Dennis, exploration is important early in the game, so you probably would have been better off building at least one warrior to explore, prior to covering your butt with a hoplite.
Researching warrior code for defense is fine, as you can immediately build archers, but there are arguments to be made against it. You could have researched iron working, which would give you better offensive units, although only if you had iron handy. As a rule, it's better to research ahead - no one has iron working or writing - as opposed to parallel (warrior code), if only because you can probably trade for it as soon as you encounter another civ (with that exploring warrior!). In the case of Greece with its hoplite, however, you could argue that you don't need offensive units for defense (if that's why you're building them).
You built roads in all the right places, which is good, but you didn't mine anything, which will slow down your productivity. Had you mined that first grassland, for example, you could have had an extra warrior, and still build that settler just as your pop hits 3. Improving squares almost always means both building a road plus either mining or irrigating it.

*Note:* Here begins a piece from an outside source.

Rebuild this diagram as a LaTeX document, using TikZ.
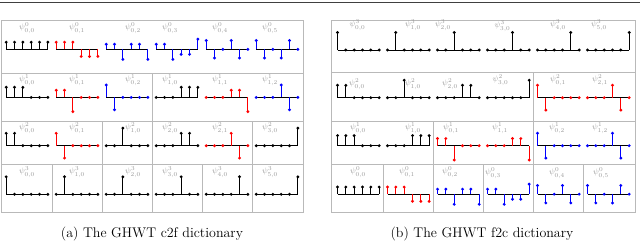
\documentclass[tikz,border=0pt]{standalone}
\usepackage{amsmath}
\tikzset{
  gridln/.style={draw=gray!55, line width=1pt},
  topln/.style={draw=black!75, line width=1pt},
  baseln/.style={line width=1pt, draw=black},
  stemln/.style={line width=0.85pt},
  fnlabel/.style={text=gray!80, font=\fontsize{8}{9}\selectfont, inner sep=0pt},
  captxt/.style={font=\fontsize{14}{16}\selectfont, anchor=base, inner sep=0pt},
}
\newcommand{\stemfn}[4]{%
  \draw[baseln] (#1,#2) -- ++(41.67,0);
  \foreach \v [count=\i from 0] in {#4} {
    \draw[stemln,draw=#3] ({#1+\i*8.333},#2) -- ({#1+\i*8.333},{#2-(\v)*17.5});
    \fill[#3] ({#1+\i*8.333},{#2-(\v)*17.5}) circle[radius=1.6pt];
  }%
}
\def\sA{0.4082}\def\sB{0.8165}\def\sC{0.5774}\def\sD{0.7071}\def\sE{0.2887}
\begin{document}
\begin{tikzpicture}[x=1pt,y=-1pt]
\useasboundingbox (0,0) rectangle (640,241);
\draw[topln] (0,2) -- (640,2);
% ---------------- left panel (c2f) ----------------
\draw[gridln] (1,20) rectangle (303,212);
\draw[gridln] (1,73) -- (303,73) (1,121) -- (303,121) (1,164) -- (303,164);
\draw[gridln] (152,73) -- (152,121);
\draw[gridln] (102,121) -- (102,164) (152,121) -- (152,164) (252,121) -- (252,164);
\foreach \xx in {52,102,152,202,252} \draw[gridln] (\xx,164) -- (\xx,212);
% row 1
\stemfn{6.2}{49.3}{black}{\sA,\sA,\sA,\sA,\sA,\sA}
\stemfn{56.2}{49.3}{red}{\sA,\sA,\sA,-\sA,-\sA,-\sA}
\stemfn{106.2}{49.3}{blue}{\sE,\sE,-\sC,\sE,\sE,-\sC}
\stemfn{156.2}{49.3}{blue}{\sE,\sE,-\sC,-\sE,-\sE,\sC}
\stemfn{206.2}{49.3}{blue}{0.5,-0.5,0,0.5,-0.5,0}
\stemfn{256.2}{49.3}{blue}{0.5,-0.5,0,-0.5,0.5,0}
\node[fnlabel] (a00) at (27,28) {$\psi^{0}_{0,0}$};
\node[fnlabel] (a01) at (77,28) {$\psi^{0}_{0,1}$};
\node[fnlabel] (a02) at (133,28) {$\psi^{0}_{0,2}$};
\node[fnlabel] (a03) at (170,28) {$\psi^{0}_{0,3}$};
\node[fnlabel] (a04) at (220,28) {$\psi^{0}_{0,4}$};
\node[fnlabel] (a05) at (270,28) {$\psi^{0}_{0,5}$};
% row 2
\stemfn{6.2}{97.4}{black}{\sC,\sC,\sC,0,0,0}
\stemfn{56.2}{97.4}{red}{\sA,\sA,-\sB,0,0,0}
\stemfn{106.2}{97.4}{blue}{\sD,-\sD,0,0,0,0}
\stemfn{156.2}{97.4}{black}{0,0,0,\sC,\sC,\sC}
\stemfn{206.2}{97.4}{red}{0,0,0,\sA,\sA,-\sB}
\stemfn{256.2}{97.4}{blue}{0,0,0,\sD,-\sD,0}
\node[fnlabel] (a10) at (27,80) {$\psi^{1}_{0,0}$};
\node[fnlabel] (a11) at (77,80) {$\psi^{1}_{0,1}$};
\node[fnlabel] (a12) at (133,80) {$\psi^{1}_{0,2}$};
\node[fnlabel] (a13) at (170,80) {$\psi^{1}_{1,0}$};
\node[fnlabel] (a14) at (220,80) {$\psi^{1}_{1,1}$};
\node[fnlabel] (a15) at (270,80) {$\psi^{1}_{1,2}$};
% row 3
\stemfn{6.2}{145.7}{black}{\sD,\sD,0,0,0,0}
\stemfn{56.2}{145.7}{red}{\sD,-\sD,0,0,0,0}
\stemfn{106.2}{145.7}{black}{0,0,1,0,0,0}
\stemfn{156.2}{145.7}{black}{0,0,0,\sD,\sD,0}
\stemfn{206.2}{145.7}{red}{0,0,0,\sD,-\sD,0}
\stemfn{256.2}{145.7}{black}{0,0,0,0,0,1}
\node[fnlabel] (a20) at (27,128) {$\psi^{2}_{0,0}$};
\node[fnlabel] (a21) at (77,128) {$\psi^{2}_{0,1}$};
\node[fnlabel] (a22) at (133,128) {$\psi^{2}_{1,0}$};
\node[fnlabel] (a23) at (170,128) {$\psi^{2}_{2,0}$};
\node[fnlabel] (a24) at (220,128) {$\psi^{2}_{2,1}$};
\node[fnlabel] (a25) at (270,128) {$\psi^{2}_{3,0}$};
% row 4
\stemfn{6.2}{194.3}{black}{1,0,0,0,0,0}
\stemfn{56.2}{194.3}{black}{0,1,0,0,0,0}
\stemfn{106.2}{194.3}{black}{0,0,1,0,0,0}
\stemfn{156.2}{194.3}{black}{0,0,0,1,0,0}
\stemfn{206.2}{194.3}{black}{0,0,0,0,1,0}
\stemfn{256.2}{194.3}{black}{0,0,0,0,0,1}
\node[fnlabel] (a30) at (27,172) {$\psi^{3}_{0,0}$};
\node[fnlabel] (a31) at (77,172) {$\psi^{3}_{1,0}$};
\node[fnlabel] (a32) at (133,172) {$\psi^{3}_{2,0}$};
\node[fnlabel] (a33) at (170,172) {$\psi^{3}_{3,0}$};
\node[fnlabel] (a34) at (220,172) {$\psi^{3}_{4,0}$};
\node[fnlabel] (a35) at (270,172) {$\psi^{3}_{5,0}$};
% ---------------- right panel (f2c) ----------------
\draw[gridln] (331,20) rectangle (635,212);
\draw[gridln] (331,72.5) -- (635,72.5) (331,121) -- (635,121) (331,164) -- (635,164);
\draw[gridln] (533,72.5) -- (533,121);
\draw[gridln] (433,121) -- (433,164) (533,121) -- (533,164);
\foreach \xx in {383,433,483,533,583} \draw[gridln] (\xx,164) -- (\xx,212);
% row 1
\stemfn{337.5}{50}{black}{1,0,0,0,0,0}
\stemfn{387.5}{50}{black}{0,1,0,0,0,0}
\stemfn{437.5}{50}{black}{0,0,1,0,0,0}
\stemfn{487.5}{50}{black}{0,0,0,1,0,0}
\stemfn{537.5}{50}{black}{0,0,0,0,1,0}
\stemfn{587.5}{50}{black}{0,0,0,0,0,1}
\node[fnlabel] (b00) at (357.5,25) {$\psi^{3}_{0,0}$};
\node[fnlabel] (b01) at (413,25) {$\psi^{3}_{1,0}$};
\node[fnlabel] (b02) at (443,25) {$\psi^{3}_{2,0}$};
\node[fnlabel] (b03) at (502.5,26) {$\psi^{3}_{3,0}$};
\node[fnlabel] (b04) at (558,25) {$\psi^{3}_{4,0}$};
\node[fnlabel] (b05) at (599,25) {$\psi^{3}_{5,0}$};
% row 2
\stemfn{337.5}{97.7}{black}{\sD,\sD,0,0,0,0}
\stemfn{387.5}{97.7}{black}{0,0,1,0,0,0}
\stemfn{437.5}{97.7}{black}{0,0,0,\sD,\sD,0}
\stemfn{487.5}{97.7}{black}{0,0,0,0,0,1}
\stemfn{537.5}{97.7}{red}{\sD,-\sD,0,0,0,0}
\stemfn{587.5}{97.7}{red}{0,0,0,\sD,-\sD,0}
\node[fnlabel] (b10) at (357,84) {$\psi^{2}_{0,0}$};
\node[fnlabel] (b11) at (413,84) {$\psi^{2}_{1,0}$};
\node[fnlabel] (b12) at (450,84) {$\psi^{2}_{2,0}$};
\node[fnlabel] (b13) at (500.5,80) {$\psi^{2}_{3,0}$};
\node[fnlabel] (b14) at (558,80) {$\psi^{2}_{0,1}$};
\node[fnlabel] (b15) at (600,80) {$\psi^{2}_{2,1}$};
% row 3
\stemfn{337.5}{145.7}{black}{\sC,\sC,\sC,0,0,0}
\stemfn{387.5}{145.7}{black}{0,0,0,\sC,\sC,\sC}
\stemfn{437.5}{145.7}{red}{\sA,\sA,-\sB,0,0,0}
\stemfn{487.5}{145.7}{red}{0,0,0,\sA,\sA,-\sB}
\stemfn{537.5}{145.7}{blue}{\sD,-\sD,0,0,0,0}
\stemfn{587.5}{145.7}{blue}{0,0,0,\sD,-\sD,0}
\node[fnlabel] (b20) at (358,128) {$\psi^{1}_{0,0}$};
\node[fnlabel] (b21) at (413,128) {$\psi^{1}_{1,0}$};
\node[fnlabel] (b22) at (451,128) {$\psi^{1}_{0,1}$};
\node[fnlabel] (b23) at (500,128) {$\psi^{1}_{1,1}$};
\node[fnlabel] (b24) at (557,128) {$\psi^{1}_{0,2}$};
\node[fnlabel] (b25) at (600,128) {$\psi^{1}_{1,2}$};
% row 4
\stemfn{337.5}{194.2}{black}{\sA,\sA,\sA,\sA,\sA,\sA}
\stemfn{387.5}{194.2}{red}{\sA,\sA,\sA,-\sA,-\sA,-\sA}
\stemfn{437.5}{194.2}{blue}{\sE,\sE,-\sC,\sE,\sE,-\sC}
\stemfn{487.5}{194.2}{blue}{\sE,\sE,-\sC,-\sE,-\sE,\sC}
\stemfn{537.5}{194.2}{blue}{0.5,-0.5,0,0.5,-0.5,0}
\stemfn{587.5}{194.2}{blue}{0.5,-0.5,0,-0.5,0.5,0}
\node[fnlabel] (b30) at (358,172) {$\psi^{0}_{0,0}$};
\node[fnlabel] (b31) at (407,172) {$\psi^{0}_{0,1}$};
\node[fnlabel] (b32) at (450,172) {$\psi^{0}_{0,2}$};
\node[fnlabel] (b33) at (493,173) {$\psi^{0}_{0,3}$};
\node[fnlabel] (b34) at (557,173) {$\psi^{0}_{0,4}$};
\node[fnlabel] (b35) at (601,173) {$\psi^{0}_{0,5}$};
% captions
\node[captxt] (capa) at (152,237) {(a) The GHWT c2f dictionary};
\node[captxt] (capb) at (482,237) {(b) The GHWT f2c dictionary};
\end{tikzpicture}
\end{document}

The site you've chosen for your second city is okay, but not optimal. Building near the luxury resource may be a better bet, although you don't need its benefits so early at regent level. However, both of these easterly locations are relatively secure, because they're bounded by water and your capital is in the way from the other side. It generally makes sense to build toward the AI, which in this case means heading west fo now. The reason for this is that you thereby take territory that's likely to be contested, making your empire bigger at your neighbor's expense. Then you could "backfill" those eastern city sites later.
Finally, if you're not expansionist it's dangerous to pop huts without proper defenses, as you just discovered - that westernmost barbarian is about to sack Athens. The hut wasn't going anywhere, so you should have waited to open it.